**Task to complete**
Skip every picture, and extract verbatim the lines from the line containing "Reproduce this chart with Plotly." to the line containing "import plotly.graph_objects as go", both lines included.

**Given records**
★ ★ ★ ★ ★

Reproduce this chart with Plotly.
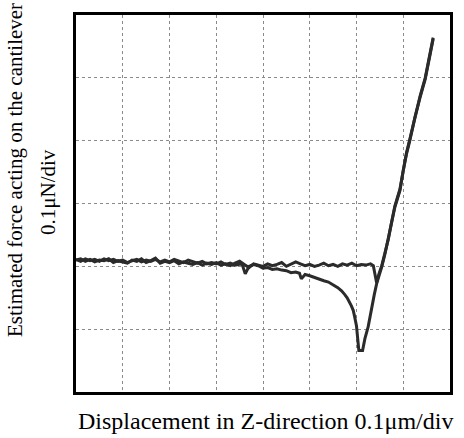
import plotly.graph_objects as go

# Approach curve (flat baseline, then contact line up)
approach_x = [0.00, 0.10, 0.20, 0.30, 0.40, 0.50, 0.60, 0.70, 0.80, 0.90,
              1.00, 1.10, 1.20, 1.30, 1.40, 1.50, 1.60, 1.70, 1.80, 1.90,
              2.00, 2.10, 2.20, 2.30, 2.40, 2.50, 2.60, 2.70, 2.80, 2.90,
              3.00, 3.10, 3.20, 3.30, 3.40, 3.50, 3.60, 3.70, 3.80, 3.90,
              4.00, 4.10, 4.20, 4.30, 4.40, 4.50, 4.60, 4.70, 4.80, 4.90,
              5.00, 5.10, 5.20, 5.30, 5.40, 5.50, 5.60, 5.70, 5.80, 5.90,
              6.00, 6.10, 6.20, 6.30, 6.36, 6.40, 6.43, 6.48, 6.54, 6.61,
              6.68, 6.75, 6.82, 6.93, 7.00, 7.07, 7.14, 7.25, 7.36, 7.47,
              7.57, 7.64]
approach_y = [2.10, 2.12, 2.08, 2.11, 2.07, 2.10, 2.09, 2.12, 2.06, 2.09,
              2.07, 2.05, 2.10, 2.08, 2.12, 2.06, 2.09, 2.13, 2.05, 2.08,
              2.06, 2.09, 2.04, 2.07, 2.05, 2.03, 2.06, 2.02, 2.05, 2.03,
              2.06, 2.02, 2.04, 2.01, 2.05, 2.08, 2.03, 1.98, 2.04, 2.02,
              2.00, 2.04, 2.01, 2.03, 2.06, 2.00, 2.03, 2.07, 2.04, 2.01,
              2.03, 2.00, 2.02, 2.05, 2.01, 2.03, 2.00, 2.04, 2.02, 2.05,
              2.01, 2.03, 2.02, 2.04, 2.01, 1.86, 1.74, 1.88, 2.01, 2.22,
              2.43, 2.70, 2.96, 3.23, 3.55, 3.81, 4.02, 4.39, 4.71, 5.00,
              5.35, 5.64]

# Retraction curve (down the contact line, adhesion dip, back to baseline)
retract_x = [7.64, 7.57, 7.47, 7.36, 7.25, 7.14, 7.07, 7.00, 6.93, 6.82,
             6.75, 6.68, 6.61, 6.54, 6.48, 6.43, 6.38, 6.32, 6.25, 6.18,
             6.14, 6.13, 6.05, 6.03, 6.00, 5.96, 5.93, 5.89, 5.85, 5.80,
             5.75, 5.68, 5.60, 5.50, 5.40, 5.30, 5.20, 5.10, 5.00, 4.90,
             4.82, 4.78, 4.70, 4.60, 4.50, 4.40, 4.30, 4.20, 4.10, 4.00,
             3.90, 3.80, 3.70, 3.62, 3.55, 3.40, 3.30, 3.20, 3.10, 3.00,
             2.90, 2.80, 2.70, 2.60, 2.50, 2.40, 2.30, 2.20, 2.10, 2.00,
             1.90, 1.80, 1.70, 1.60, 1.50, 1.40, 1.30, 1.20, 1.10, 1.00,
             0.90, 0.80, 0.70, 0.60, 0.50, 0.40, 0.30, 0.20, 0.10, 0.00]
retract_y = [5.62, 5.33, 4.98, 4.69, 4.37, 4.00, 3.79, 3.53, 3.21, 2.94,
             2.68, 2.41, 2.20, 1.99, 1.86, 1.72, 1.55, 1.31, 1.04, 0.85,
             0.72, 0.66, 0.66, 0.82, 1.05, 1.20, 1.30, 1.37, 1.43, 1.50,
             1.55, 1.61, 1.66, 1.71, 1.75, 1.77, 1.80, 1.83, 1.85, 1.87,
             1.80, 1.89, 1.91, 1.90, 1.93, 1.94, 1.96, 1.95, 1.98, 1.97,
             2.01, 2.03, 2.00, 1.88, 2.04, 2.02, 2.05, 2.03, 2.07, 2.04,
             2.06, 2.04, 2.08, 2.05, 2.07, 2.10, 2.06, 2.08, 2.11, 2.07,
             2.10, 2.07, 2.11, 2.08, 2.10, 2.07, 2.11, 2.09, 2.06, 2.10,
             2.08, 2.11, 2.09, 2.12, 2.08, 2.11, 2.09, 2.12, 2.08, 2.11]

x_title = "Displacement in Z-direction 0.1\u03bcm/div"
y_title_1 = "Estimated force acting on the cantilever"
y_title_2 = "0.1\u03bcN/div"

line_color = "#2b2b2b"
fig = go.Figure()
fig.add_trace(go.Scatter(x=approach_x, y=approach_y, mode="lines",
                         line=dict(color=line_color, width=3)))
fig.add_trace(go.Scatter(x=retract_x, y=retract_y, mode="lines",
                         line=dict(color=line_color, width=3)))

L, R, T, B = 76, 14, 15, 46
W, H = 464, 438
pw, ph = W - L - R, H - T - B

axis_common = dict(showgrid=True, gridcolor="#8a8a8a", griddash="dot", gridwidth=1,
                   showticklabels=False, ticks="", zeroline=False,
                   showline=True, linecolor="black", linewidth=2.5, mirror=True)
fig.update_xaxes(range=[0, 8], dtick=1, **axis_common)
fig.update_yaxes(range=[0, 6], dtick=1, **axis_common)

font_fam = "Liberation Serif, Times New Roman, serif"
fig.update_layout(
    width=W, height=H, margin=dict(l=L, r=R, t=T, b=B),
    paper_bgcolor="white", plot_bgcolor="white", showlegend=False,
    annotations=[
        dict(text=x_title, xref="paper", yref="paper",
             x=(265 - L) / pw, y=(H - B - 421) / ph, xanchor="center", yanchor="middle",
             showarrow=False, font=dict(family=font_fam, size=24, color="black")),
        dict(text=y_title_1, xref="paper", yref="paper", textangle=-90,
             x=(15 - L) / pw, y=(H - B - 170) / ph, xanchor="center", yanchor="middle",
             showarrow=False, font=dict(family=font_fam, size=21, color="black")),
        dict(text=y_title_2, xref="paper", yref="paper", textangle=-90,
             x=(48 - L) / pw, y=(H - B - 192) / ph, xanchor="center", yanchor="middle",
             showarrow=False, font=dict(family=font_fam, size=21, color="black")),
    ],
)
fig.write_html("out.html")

★ ★ ★ ★ ★

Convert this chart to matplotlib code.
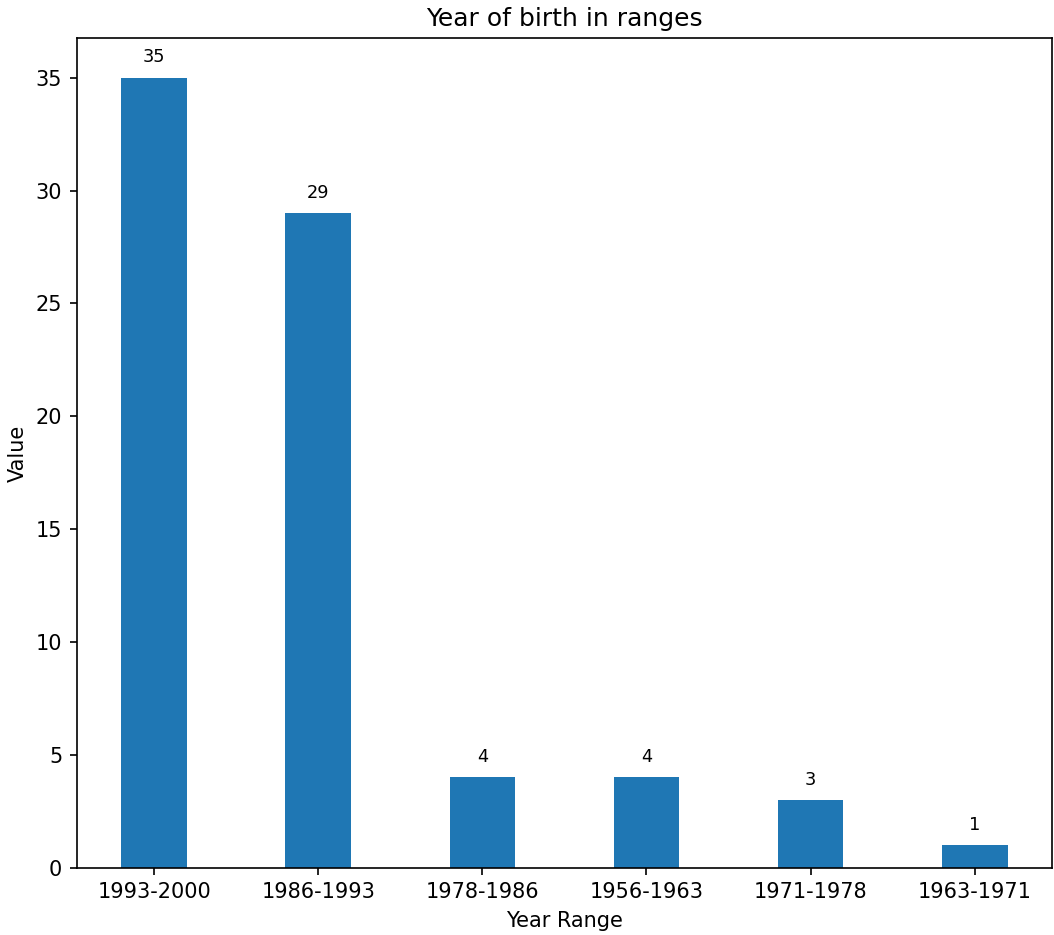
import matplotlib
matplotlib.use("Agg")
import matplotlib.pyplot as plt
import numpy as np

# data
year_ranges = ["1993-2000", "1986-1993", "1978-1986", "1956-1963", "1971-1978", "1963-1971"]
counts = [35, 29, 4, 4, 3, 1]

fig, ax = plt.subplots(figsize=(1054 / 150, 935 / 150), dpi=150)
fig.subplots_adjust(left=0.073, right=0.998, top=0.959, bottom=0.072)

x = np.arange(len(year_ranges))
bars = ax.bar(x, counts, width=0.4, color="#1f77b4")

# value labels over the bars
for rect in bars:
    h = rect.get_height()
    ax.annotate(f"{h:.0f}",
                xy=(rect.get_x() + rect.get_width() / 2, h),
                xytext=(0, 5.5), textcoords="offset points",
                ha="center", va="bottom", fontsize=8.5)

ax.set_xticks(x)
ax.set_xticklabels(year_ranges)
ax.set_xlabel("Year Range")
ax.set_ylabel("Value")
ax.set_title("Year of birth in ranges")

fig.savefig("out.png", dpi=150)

★ ★ ★ ★ ★

**Output of the task**
Reproduce this chart with Plotly.
import plotly.graph_objects as go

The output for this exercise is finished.